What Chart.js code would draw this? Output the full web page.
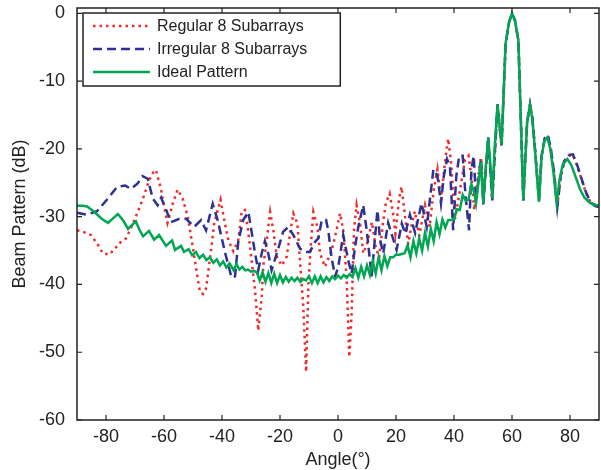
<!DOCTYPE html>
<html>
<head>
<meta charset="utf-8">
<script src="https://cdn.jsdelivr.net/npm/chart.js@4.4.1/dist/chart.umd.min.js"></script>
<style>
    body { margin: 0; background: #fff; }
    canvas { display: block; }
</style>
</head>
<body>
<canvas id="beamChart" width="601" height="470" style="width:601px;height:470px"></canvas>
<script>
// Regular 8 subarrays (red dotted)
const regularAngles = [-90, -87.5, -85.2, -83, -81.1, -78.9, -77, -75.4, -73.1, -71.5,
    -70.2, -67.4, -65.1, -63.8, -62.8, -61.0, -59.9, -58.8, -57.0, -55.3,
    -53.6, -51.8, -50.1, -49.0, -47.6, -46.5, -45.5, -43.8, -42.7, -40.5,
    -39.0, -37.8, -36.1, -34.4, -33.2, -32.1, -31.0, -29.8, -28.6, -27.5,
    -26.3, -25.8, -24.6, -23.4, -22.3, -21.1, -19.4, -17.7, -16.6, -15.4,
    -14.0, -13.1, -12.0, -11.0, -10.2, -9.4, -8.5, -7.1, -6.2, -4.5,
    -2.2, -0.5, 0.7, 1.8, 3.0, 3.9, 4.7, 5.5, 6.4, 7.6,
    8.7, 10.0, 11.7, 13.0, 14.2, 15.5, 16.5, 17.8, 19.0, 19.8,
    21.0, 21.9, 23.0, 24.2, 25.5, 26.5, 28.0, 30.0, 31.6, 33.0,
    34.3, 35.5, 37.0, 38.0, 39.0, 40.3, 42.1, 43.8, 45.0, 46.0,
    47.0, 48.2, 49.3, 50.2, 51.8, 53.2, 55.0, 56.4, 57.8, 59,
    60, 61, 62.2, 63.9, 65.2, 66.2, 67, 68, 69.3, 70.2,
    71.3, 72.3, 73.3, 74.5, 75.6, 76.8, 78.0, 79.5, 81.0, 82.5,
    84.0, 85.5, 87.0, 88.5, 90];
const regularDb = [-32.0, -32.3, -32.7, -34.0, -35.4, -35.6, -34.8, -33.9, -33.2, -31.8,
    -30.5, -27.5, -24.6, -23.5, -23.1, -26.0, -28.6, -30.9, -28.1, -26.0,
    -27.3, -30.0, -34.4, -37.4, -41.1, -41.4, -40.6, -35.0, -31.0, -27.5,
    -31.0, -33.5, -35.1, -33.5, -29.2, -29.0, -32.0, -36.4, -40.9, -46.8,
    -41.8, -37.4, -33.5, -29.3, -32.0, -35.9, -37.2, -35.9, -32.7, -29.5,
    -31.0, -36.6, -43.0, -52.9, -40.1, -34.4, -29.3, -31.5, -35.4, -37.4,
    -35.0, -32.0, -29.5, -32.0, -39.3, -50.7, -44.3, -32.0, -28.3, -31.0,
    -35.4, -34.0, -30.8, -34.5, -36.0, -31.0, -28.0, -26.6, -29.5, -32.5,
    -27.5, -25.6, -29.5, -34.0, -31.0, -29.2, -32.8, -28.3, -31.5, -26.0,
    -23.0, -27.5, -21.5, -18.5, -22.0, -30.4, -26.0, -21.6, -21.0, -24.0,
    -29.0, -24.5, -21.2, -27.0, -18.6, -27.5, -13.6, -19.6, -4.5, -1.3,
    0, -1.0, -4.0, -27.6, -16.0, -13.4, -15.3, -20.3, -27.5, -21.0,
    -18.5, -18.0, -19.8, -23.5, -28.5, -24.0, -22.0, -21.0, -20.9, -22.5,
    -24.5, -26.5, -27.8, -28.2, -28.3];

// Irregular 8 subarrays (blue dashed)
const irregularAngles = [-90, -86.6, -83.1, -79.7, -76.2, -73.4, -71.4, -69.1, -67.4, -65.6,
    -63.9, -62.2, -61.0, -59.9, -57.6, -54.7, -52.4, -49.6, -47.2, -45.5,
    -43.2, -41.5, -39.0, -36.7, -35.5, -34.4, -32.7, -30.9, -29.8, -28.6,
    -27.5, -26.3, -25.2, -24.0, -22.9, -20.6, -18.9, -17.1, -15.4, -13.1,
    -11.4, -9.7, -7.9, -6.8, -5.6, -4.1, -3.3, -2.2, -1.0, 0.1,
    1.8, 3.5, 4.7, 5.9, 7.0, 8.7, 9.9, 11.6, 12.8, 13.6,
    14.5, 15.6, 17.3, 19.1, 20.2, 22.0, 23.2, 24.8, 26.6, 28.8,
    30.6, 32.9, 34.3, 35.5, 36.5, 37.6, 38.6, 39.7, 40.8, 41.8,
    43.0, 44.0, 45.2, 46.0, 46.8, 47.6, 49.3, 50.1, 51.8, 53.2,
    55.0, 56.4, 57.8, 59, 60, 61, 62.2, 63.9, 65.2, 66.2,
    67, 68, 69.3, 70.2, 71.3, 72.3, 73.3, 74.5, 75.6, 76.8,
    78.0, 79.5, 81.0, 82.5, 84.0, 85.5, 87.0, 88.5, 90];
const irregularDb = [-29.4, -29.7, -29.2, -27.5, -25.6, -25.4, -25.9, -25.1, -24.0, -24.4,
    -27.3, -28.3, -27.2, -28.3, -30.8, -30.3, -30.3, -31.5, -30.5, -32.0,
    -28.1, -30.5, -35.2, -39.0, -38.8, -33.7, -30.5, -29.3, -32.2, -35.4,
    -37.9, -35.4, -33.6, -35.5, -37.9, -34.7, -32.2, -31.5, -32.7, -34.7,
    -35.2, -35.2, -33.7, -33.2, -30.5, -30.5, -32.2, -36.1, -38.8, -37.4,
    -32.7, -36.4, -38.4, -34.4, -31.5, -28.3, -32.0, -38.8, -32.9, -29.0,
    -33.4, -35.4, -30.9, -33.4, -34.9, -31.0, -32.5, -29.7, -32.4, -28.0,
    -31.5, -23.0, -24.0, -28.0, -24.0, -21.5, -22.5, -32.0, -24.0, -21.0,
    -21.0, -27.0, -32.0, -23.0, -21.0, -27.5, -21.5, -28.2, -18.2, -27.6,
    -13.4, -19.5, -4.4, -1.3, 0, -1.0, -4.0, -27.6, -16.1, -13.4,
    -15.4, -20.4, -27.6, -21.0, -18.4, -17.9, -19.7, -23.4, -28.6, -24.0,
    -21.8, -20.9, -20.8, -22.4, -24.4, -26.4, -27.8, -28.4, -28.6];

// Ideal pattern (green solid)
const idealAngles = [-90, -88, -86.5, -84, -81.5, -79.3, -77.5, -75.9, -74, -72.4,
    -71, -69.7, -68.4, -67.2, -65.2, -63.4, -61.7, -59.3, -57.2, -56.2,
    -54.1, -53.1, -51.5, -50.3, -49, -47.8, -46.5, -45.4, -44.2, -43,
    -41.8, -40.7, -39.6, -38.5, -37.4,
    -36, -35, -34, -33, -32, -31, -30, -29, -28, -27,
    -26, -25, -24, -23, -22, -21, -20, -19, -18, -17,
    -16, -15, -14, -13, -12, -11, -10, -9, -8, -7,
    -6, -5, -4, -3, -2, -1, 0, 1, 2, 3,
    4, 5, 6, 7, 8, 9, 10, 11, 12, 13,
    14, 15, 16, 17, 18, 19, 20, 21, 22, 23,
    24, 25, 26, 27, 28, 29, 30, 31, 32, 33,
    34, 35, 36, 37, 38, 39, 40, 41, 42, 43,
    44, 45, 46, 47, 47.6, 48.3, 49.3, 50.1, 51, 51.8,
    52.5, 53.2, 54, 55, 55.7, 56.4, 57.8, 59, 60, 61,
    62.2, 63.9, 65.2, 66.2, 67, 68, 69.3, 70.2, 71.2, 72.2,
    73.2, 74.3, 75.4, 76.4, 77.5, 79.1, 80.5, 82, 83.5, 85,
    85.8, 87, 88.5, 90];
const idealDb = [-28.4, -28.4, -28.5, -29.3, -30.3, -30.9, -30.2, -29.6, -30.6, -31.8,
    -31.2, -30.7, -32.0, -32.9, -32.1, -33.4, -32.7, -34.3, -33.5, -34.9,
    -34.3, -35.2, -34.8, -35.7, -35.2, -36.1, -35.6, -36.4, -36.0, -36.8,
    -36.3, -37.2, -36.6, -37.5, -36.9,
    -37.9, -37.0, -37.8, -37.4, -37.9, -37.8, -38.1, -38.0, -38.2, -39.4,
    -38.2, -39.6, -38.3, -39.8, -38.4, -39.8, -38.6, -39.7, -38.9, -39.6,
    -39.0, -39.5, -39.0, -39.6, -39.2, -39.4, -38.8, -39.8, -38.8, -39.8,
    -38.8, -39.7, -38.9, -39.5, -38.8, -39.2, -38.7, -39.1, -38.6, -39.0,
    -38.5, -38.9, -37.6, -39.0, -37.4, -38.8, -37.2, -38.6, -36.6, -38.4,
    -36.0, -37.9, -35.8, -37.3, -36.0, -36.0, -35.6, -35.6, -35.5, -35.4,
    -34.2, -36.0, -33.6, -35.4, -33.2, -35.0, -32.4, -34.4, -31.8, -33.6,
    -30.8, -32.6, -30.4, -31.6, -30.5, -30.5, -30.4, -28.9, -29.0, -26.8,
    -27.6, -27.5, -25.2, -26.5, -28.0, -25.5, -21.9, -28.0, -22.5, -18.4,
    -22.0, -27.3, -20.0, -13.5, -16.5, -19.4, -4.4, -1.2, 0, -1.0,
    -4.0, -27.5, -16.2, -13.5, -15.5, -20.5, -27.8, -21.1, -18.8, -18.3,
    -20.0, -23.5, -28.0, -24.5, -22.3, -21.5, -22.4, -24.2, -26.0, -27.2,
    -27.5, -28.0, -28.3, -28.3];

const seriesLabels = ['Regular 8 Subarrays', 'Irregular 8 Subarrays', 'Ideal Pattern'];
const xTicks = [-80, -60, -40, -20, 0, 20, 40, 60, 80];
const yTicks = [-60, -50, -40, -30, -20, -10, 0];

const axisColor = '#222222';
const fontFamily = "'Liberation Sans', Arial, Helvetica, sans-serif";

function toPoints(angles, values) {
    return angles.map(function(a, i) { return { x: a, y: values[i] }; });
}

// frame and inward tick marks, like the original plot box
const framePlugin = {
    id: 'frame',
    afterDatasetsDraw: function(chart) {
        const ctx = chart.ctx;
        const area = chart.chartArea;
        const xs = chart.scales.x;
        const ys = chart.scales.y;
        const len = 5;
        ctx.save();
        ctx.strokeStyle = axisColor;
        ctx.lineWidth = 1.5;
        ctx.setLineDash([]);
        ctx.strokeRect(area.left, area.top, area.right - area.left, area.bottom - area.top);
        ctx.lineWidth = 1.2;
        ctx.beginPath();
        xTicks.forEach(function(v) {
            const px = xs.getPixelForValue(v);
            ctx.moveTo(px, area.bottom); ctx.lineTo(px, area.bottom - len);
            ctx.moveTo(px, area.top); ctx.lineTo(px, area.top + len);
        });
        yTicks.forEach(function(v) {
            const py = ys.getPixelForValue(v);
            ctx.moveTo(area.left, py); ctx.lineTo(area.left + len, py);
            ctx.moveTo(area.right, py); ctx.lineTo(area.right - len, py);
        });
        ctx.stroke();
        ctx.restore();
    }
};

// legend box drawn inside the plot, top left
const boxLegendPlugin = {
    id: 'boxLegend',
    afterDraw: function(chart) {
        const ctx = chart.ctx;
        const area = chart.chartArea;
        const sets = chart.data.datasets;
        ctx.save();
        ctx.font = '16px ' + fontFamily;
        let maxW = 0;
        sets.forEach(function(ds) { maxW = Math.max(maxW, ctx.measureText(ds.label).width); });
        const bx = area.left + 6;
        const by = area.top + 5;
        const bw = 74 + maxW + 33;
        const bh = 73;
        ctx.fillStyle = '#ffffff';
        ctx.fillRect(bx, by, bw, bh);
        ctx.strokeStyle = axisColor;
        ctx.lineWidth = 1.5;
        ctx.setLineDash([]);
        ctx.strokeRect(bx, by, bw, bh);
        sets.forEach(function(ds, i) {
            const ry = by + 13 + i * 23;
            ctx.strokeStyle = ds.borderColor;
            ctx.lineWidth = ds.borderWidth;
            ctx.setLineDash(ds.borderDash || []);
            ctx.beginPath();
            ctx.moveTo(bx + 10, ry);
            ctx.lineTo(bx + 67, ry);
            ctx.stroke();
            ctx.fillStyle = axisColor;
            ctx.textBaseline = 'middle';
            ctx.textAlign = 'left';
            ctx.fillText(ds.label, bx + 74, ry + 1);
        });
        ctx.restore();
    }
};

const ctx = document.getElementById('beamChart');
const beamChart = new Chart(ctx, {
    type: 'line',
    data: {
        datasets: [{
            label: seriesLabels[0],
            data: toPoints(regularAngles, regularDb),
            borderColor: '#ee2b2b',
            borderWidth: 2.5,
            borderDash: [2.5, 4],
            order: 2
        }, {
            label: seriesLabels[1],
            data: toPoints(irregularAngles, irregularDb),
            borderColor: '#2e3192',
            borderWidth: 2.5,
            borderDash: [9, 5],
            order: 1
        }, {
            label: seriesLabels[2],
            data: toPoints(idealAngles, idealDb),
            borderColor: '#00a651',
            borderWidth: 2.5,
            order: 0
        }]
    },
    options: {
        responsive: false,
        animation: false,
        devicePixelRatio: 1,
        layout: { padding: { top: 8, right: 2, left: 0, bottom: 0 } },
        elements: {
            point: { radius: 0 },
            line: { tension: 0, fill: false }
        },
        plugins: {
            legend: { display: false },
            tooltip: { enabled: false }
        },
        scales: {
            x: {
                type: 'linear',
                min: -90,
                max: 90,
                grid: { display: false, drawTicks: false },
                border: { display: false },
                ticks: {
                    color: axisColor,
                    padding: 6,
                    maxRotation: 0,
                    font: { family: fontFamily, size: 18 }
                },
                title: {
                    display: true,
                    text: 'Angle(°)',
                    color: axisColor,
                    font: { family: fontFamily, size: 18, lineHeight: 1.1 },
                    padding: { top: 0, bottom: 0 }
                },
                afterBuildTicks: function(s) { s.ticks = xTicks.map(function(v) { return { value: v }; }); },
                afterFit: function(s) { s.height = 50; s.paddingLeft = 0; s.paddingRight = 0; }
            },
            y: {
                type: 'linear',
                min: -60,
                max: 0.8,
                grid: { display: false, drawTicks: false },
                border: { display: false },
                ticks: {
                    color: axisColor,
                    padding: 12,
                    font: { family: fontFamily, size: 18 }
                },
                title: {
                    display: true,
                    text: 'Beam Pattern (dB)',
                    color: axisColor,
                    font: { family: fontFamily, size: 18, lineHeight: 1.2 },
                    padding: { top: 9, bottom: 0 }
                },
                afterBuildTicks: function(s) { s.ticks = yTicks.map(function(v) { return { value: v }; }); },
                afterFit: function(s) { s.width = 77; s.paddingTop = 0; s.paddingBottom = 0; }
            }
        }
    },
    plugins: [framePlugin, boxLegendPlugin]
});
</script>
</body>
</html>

* * *

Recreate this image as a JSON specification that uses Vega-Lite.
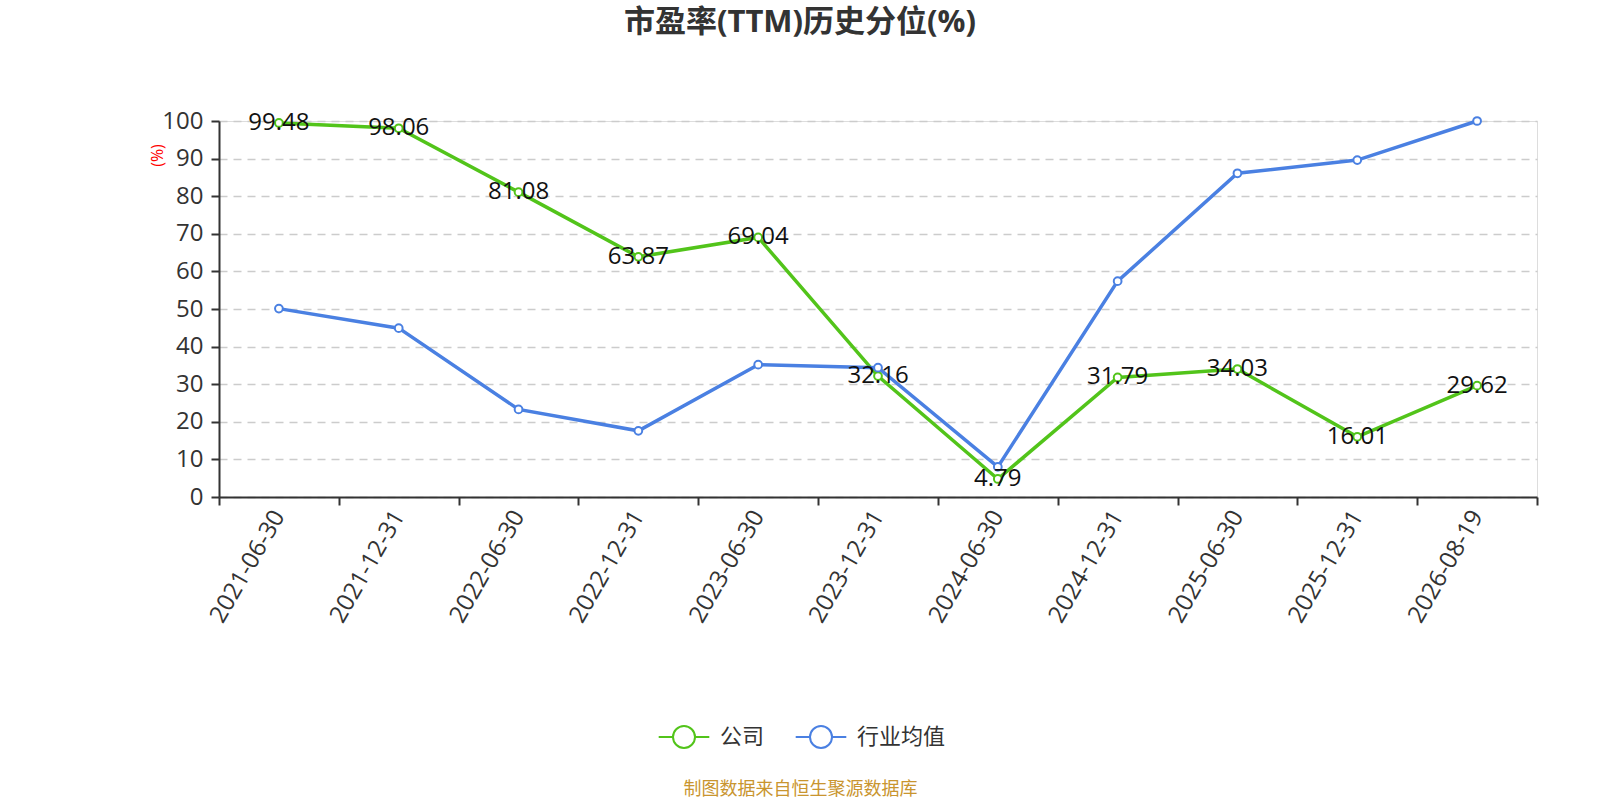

GIVEN TASK » In the entries above, some lines may contain the string "this"; report how many, without additional comment.

SOLUTION » 2